January 3, 2011
NYC's Teenage Eyes
If you’ve spent any time walking the streets of New York City, you might have seen Taji Ameen. He’s the 20-year-old kid who looks like he could be 14, usually on a skateboard, and always with a camera slung around his neck. While Taji is still in school, his photos are already a regular feature in VICE Magazine, and he’s already developing a reputation as one of those born-and-bred New York photographers who documents the weird, the unexpected, and sometimes the starkly beautiful moments that the city provides. We caught up with Taji over lunch and asked him about getting permission to photograph freaks, black and white versus color, and why he doesn’t use digital.
You grew up in New York City, right? Since I moved here, I always wondered what it would be like to be here as a kid…are you like totally jaded about everything at this point?
I guess I’m just used to everything that goes on. There’s always some kind of event or thing to go to. I just see wild stuff every day. It’s gets a little repetitive after a while, kind of overwhelming.
Yeah, here you’ll see a full-on transvestite in a minidress and it’ll seem totally normal.
It’s cool to find those little things and see if you can photograph them. Sometimes it’s difficult to shoot people, you’ve got to figure out if they’re cool with it, if they’re about it.

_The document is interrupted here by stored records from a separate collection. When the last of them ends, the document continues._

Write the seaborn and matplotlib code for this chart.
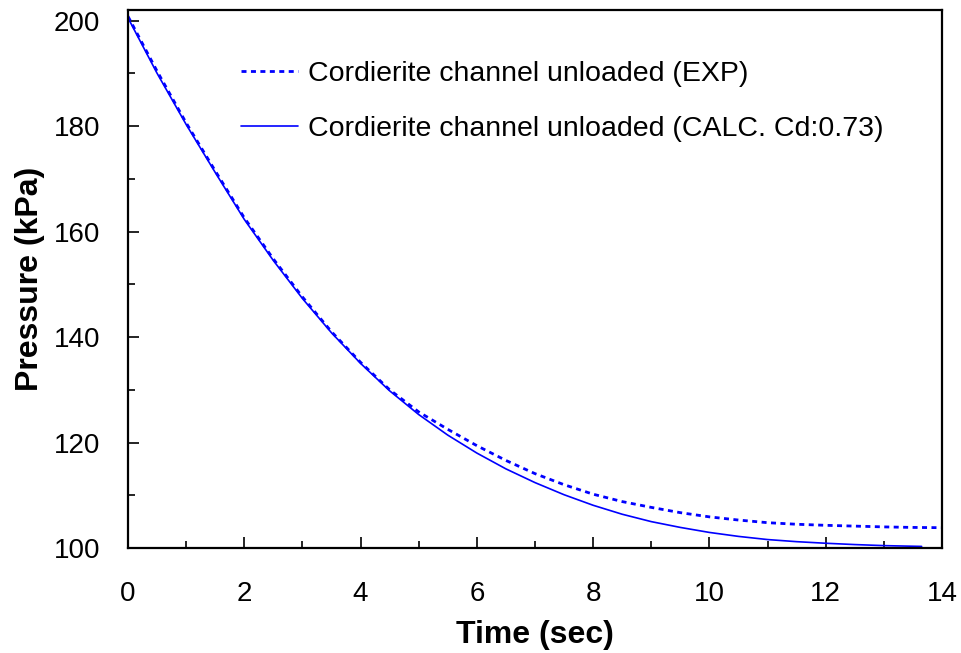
# Pressure decay in a cordierite channel: experiment vs calculation
import numpy as np
import pandas as pd
import seaborn as sns
import matplotlib.pyplot as plt
from matplotlib.ticker import MultipleLocator

# ------------- Data -------------
t_exp = [0, 0.5, 1, 1.5, 2, 2.5, 3, 3.5, 4, 4.5, 5, 5.5, 6, 6.5, 7, 7.5, 8,
         8.5, 9, 9.5, 10, 10.5, 11, 11.5, 12, 12.5, 13, 13.5, 14]
p_exp = [200.8, 190.4, 180.6, 171.5, 162.6, 154.8, 147.6, 141.0, 135.2, 130.0,
         125.8, 122.5, 119.4, 116.6, 114.1, 112.0, 110.2, 108.8, 107.7, 106.7,
         105.9, 105.3, 104.8, 104.5, 104.3, 104.15, 104.0, 103.9, 103.85]

t_calc = [0, 0.5, 1, 1.5, 2, 2.5, 3, 3.5, 4, 4.5, 5, 5.5, 6, 6.5, 7, 7.5, 8,
          8.5, 9, 9.5, 10, 10.5, 11, 11.5, 12, 12.5, 13, 13.65]
p_calc = [200.5, 190.0, 180.3, 171.2, 162.3, 154.5, 147.3, 140.8, 135.0, 129.8,
          125.3, 121.4, 118.0, 115.0, 112.4, 110.1, 108.1, 106.4, 105.0, 103.9,
          102.95, 102.2, 101.6, 101.2, 100.9, 100.65, 100.45, 100.3]

lbl_exp = "Cordierite channel unloaded (EXP)"
lbl_calc = "Cordierite channel unloaded (CALC. Cd:0.73)"

# ------------- Figure -------------
sns.set_style("ticks")
plt.rcParams['font.family'] = ['Liberation Sans', 'DejaVu Sans']
for k in ["text.color", "axes.labelcolor", "xtick.color", "ytick.color"]:
    plt.rcParams[k] = "black"

fig = plt.figure(figsize=(9.61, 6.53), dpi=100)
ax = fig.add_axes([0.1332, 0.1608, 0.847, 0.8239])

sns.lineplot(x=t_exp, y=p_exp, ax=ax, color="#0000ff", lw=2.0,
             linestyle=(0, (1.8, 1.6)), label=lbl_exp)
sns.lineplot(x=t_calc, y=p_calc, ax=ax, color="#0000ff", lw=1.2,
             label=lbl_calc)

ax.set_xlim(0, 14)
ax.set_ylim(100, 202)
ax.xaxis.set_major_locator(MultipleLocator(2))
ax.xaxis.set_minor_locator(MultipleLocator(1))
ax.yaxis.set_major_locator(MultipleLocator(20))
ax.yaxis.set_minor_locator(MultipleLocator(10))
ax.tick_params(which="both", direction="in", color="black", width=1.2,
               labelsize=20, top=False, right=False)
ax.tick_params(axis="x", which="major", length=8, pad=24)
ax.tick_params(axis="x", which="minor", length=5)
ax.tick_params(axis="y", which="major", length=8, pad=20)
ax.tick_params(axis="y", which="minor", length=5)

for s in ax.spines.values():
    s.set_visible(True)
    s.set_color("black")
    s.set_linewidth(1.6)

ax.set_xlabel("Time (sec)", fontsize=23, fontweight="bold", labelpad=9)
ax.set_ylabel("Pressure (kPa)", fontsize=23, fontweight="bold", labelpad=6)

ax.legend(loc="upper left", bbox_to_anchor=(0.1076, 0.953), frameon=False,
          fontsize=20.5, handlelength=2.0, handletextpad=0.35,
          labelspacing=1.02)

fig.savefig("out.png", dpi=100)
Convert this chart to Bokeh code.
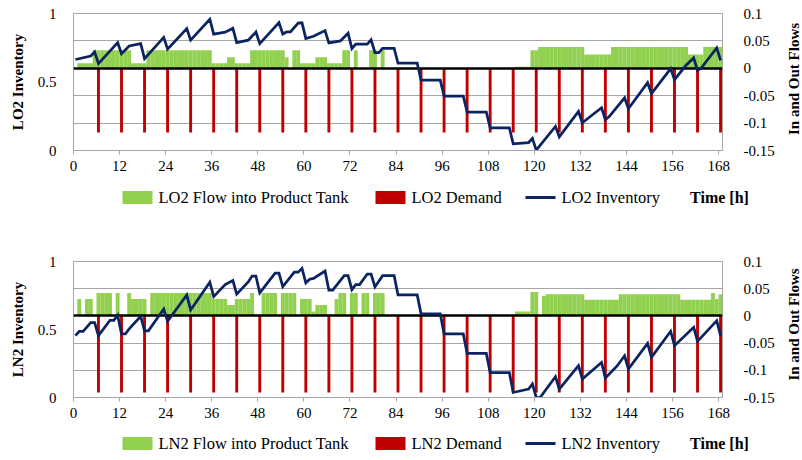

Does anyone ever get pissed at you for taking their photo?
Not too often. Usually I’ll ask, or there’ll be some kind of agreement that I can shoot the photo. I don’t like to just run up to people and take their photo.
But it is legal to take someone’s picture without asking if they’re in the street, right?
Yeah, it’s called public consent or something. You can take a photo. It just depends, they might try to kick your ass. That’s outside of the law, you know? I’m usually pretty careful. It helps when I’m with friends, it makes it easier than being alone shooting photos.
Do you ever take photos in the studio, or are you specifically a street photographer?
I try to set up some stuff in the studio. It can be hard though to really do some interesting stuff without the environment as a backdrop. But if I find interesting people who are down to go to the studio, it’s cool to do that.
When people know that they’re posing, does that make it more artificial, do you think?
Sometimes. You can get cool moments sometimes in the studio, if you’re hanging out and people are comfortable, you know? Not like, trying to do some kind of model-y thing.
A lot of your photos seem to be in black and white. Do you work exclusively in black and white?
No, I shoot a lot of color galleries too. I just went over to black and white for a little while. I’ve been processing the film myself and printing it myself. It’s just easier than having to take it somewhere.
Oh, so you don’t use digital.
I shoot some digital. I shot a bunch of parties with digital. It’s just easier for me to shoot film, because I’ve got a nice littler point and shoot camera that I’m really psyched on—it’s got a great lens on it. I don’t want to carry around a big SLR with me. Film has almost the same quality as [SLR]. It looks more crispy, too. More raw. Like if I was taking all the shots with digital it would have a completely different feel, I think.
There’s something to be said for developing the film yourself, too, having to go through that whole process.
It’s fun; it’s cheap too. All you have to do is buy the film. At my school it’s free to use all the chemicals, so all I do is buy the film and shoot it.
Nice. Where do you go to school?
I go to Parsons. They’ve got nice facilities. And if I do shoot color, I just scan it there. I haven’t printed in color in a while though. As far as the black and white thing goes, I like how the city looks in black and white, especially at night it looks cool.
Black and white also gives photos a kind of timeless feel.
Yeah, that too, they could have been created back in the day.
Like back in the 40s.
Yeah, because black and white was all they had back then. I don’t really like to shoot super-modern-looking things in black and white. Like if it’s a party, it’s usually better for digital. It’s probably going to be an artificial environment.
Are you talking about those high-society parties that hire photographers, or just gatherings of your friends?
Both. I like to shoot at any party. A lot of people are down to have their picture taken, you know? They’re out on the town or whatever, so they’re psyched. And some funny stuff happens too. You can come up to someone and go, “Hey, let me take your picture! You’re crazy-looking!” In the street, it’s harder to approach these people.